After hearing and rehearing on defendants' motions for accelerated judgment, the court concluded that all of plaintiffs' claims were either within the exclusive jurisdiction of the Michigan Tax Tribunal or were claims which plaintiffs lacked standing to assert. We affirm the trial court's grant of accelerated judgment.

To the extent that plaintiffs' complaint can be read to assert a dispute as to their individual property tax assessments, including the effect thereon of the equalization process, the circuit court is without jurisdiction. The Michigan Tax Tribunal has exclusive and original jurisdiction to review final decisions or determinations concerning assessments or equalization under the property tax laws. MCL 205.731; MSA 7.650(31).
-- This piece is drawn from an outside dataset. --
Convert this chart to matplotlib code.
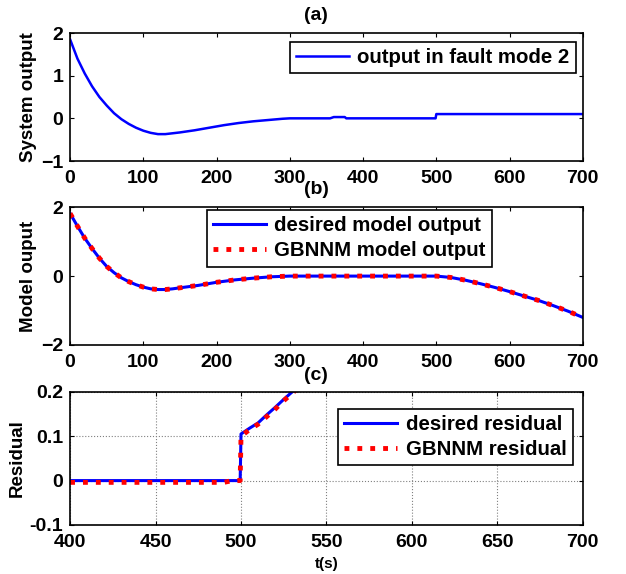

A party who was previously entitled to proceed before the State Tax Commission or circuit court for review of such determinations or decisions may now proceed only before the Tax Tribunal, MCL 205.741; MSA 7.650(41), which is empowered to issue such "writs, orders, or directives which it deems necessary * * *". MCL 205.732; MSA 7.650(32).

*771 Plaintiffs claim that the circuit court nevertheless has jurisdiction over this controversy because of the constitutional issues they assert and the equitable relief they seek. We conclude Wikman v Novi, 413 Mich. 617; 322 NW2d 103 (1982), is dispositive of this issue. Plaintiffs in that action claimed that the circuit court had jurisdiction for reasons similar to those asserted by plaintiffs herein. The Supreme Court held that although the Tax Tribunal did not have jurisdiction to undertake the determination of constitutional questions or possess power to hold statutes unconstitutional, it did have jurisdiction to resolve assertions, couched in constitutional terms, that an assessment was arbitrary and without foundation. Similarly, plaintiffs in this action claim that the use of improper data by defendants produced a result that contravened constitutional provisions, i.e., assessment of their property at greater than 50% of the true cash value. Resolution of this issue requires not a determination of constitutional issues, but rather an inquiry as to the validity of the "sales ratio study", a factual determination particularly within the expertise of the Tax Tribunal. And upon resolving this issue, the Tax Tribunal is empowered to issue such "writs, orders, or directives which it deems necessary". MCL 205.732; MSA 7.650(32). Plaintiffs could then, if necessary, seek equitable relief to enforce the Tax Tribunal decision, see Edros Corp v Port Huron, 78 Mich. App. 273; 259 NW2d 456 (1977). The fact that plaintiffs have entitled this action a "class action" does not divest the Tax Tribunal of exclusive jurisdiction. Wikman v Novi, supra, p 649.

Plaintiffs' claim that they are denied due process of law because they are required to rely on their elected county representatives to represent them *772 at state equalization hearings is also without merit. Henshaw v State Tax Comm (On Remand), 126 Mich. App. 806; 338 NW2d 224 (1983).

Affirmed.

NOTES

[*] Circuit judge, sitting on the Court of Appeals by assignment.